Ainsi, Éric Duhaime a été « très heureux de voir les Chinois manifester contre les mesures sanitaires abusives ».

C’est ce qu’il a écrit sur son compte Twitter mercredi.

Jusqu’ici tout va bien. Le problème, c’est le reste de son tweet, dégoulinant de sarcasme.

« Content de constater également que certains médias et certains politiciens d’ici s’en réjouissent, eux qui ont tant méprisé les manifestants pacifiques du convoi de la liberté », a-t-il ajouté.

Euh…. Par où commencer ?

Ce n’est pas la première fois qu’on cherche à comparer la situation qui prévalait au Québec et au Canada, au plus fort des mesures sanitaires, avec la vie sous une « dictature ».

Mais c’est un parallèle qui ne tenait pas la route auparavant… et qui est encore plus absurde aujourd’hui.
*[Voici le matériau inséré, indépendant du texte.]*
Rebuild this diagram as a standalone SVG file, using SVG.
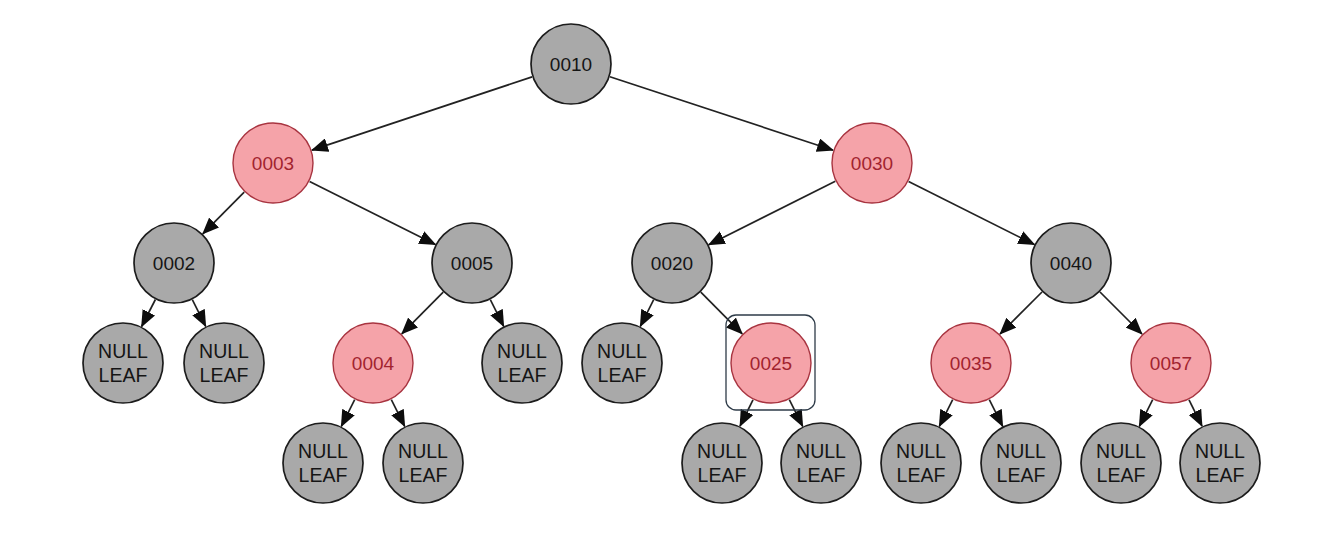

D’abord parce que les manifestations récentes en Chine ne peuvent être détachées de leur contexte : depuis le début de la pandémie, le pays défend bec et ongles une politique agressive zéro COVID.

Le gouvernement chinois ne cherche pas simplement à aplatir la courbe et à limiter la propagation du virus pour protéger les plus vulnérables ou empêcher que ses hôpitaux débordent – comme ce fut le cas ici.

Pékin met de l’avant, depuis près de trois ans, des mesures draconiennes sans commune mesure avec ce que nous avons connu. Son objectif – irréaliste – est d’éradiquer le virus.

Et on ne parle pas seulement des nombreux tests PCR obligatoires auxquels doivent se soumettre régulièrement les Chinois…

Des immeubles, des quartiers et parfois des villes au grand complet font l’objet de confinements aussi stricts qu’interminables.

Résultat : au cours des dernières années, on a notamment entendu parler de cas de Chinois qui ne pouvaient pas obtenir les soins médicaux dont ils avaient besoin ou qui ne parvenaient pas à manger à leur faim.

Le drame qui a servi d’élément déclencheur aux manifestations des derniers jours pourrait d’ailleurs être le résultat de mesures de confinement extrêmes. Elles seraient responsables de la lenteur de l’intervention des pompiers qui devaient éteindre un incendie dans un immeuble (dont les habitants étaient en quarantaine) du Xinjiang le 26 novembre dernier. Les autorités ont fait état de dix décès.

Le New York Times a souligné qu’on a signalé, sur place, des barricades et des portes verrouillées, c’est-à-dire des pratiques habituelles lors des confinements en Chine.

Un autre élément déclencheur, c’est une brèche dans la censure médiatique. Ce serait cocasse si ce n’était pas si affligeant : en regardant les matchs de la Coupe du monde de soccer à la télé, les Chinois ont constaté que le reste de la planète avait appris à vivre avec la COVID, maintenant que le vaccin offre une protection respectable et que le variant Omicron est moins dangereux.

Les censeurs chinois ont vite corrigé cette erreur. On tente de ne plus montrer, désormais, les images des spectateurs rassemblés (sans masques) dans les stades du Qatar. Mais le mal est fait.

À ce sujet, faut-il aussi rappeler à Éric Duhaime que la liberté de la presse n’existe pas en Chine, alors qu’elle est vigoureuse ici ?

Ah oui, c’est vrai, il faudrait aussi en informer l’Université d’Ottawa, qui s’est récemment pliée aux demandes de l’ambassadeur de Chine au Canada et a empêché les journalistes de filmer son discours. Eh, misère…

Revenons, en terminant, sur le traitement réservé aux manifestants. N’imaginez surtout pas que Pékin va leur permettre de s’installer dans la Cité interdite pendant des semaines comme ce fut le cas au centre-ville d’Ottawa ! Non, vous ne verrez pas de manifestants trinquer dans un jacuzzi sous le portrait de Mao, comme certains l’ont insinué sur Twitter en réponse à Éric Duhaime.

En Chine, toute manifestation doit être réprimée, coûte que coûte.

Et gageons que le régime punira sévèrement les manifestants afin de tuer cette rébellion dans l’œuf. Ce sera d’autant plus facile que pour les traquer, il dispose maintenant d’un appareil de surveillance sophistiqué qui fait fi de toutes les libertés individuelles qui nous sont chères.

Les manifestations ont-elles fait voler en éclats le mythe d’une « société harmonieuse », comme l’a soutenu jeudi un leader étudiant des manifestations de la place Tiananmen ? Peut-être. Elles vont aussi, vraisemblablement, pousser le régime de Xi Jinping à modifier certaines mesures sanitaires. Mais elles ne vont rien changer à son autoritarisme.

Insistons : toute comparaison entre la façon dont on a traité les manifestants ici et la réaction du régime chinois à la colère de son peuple est irrecevable.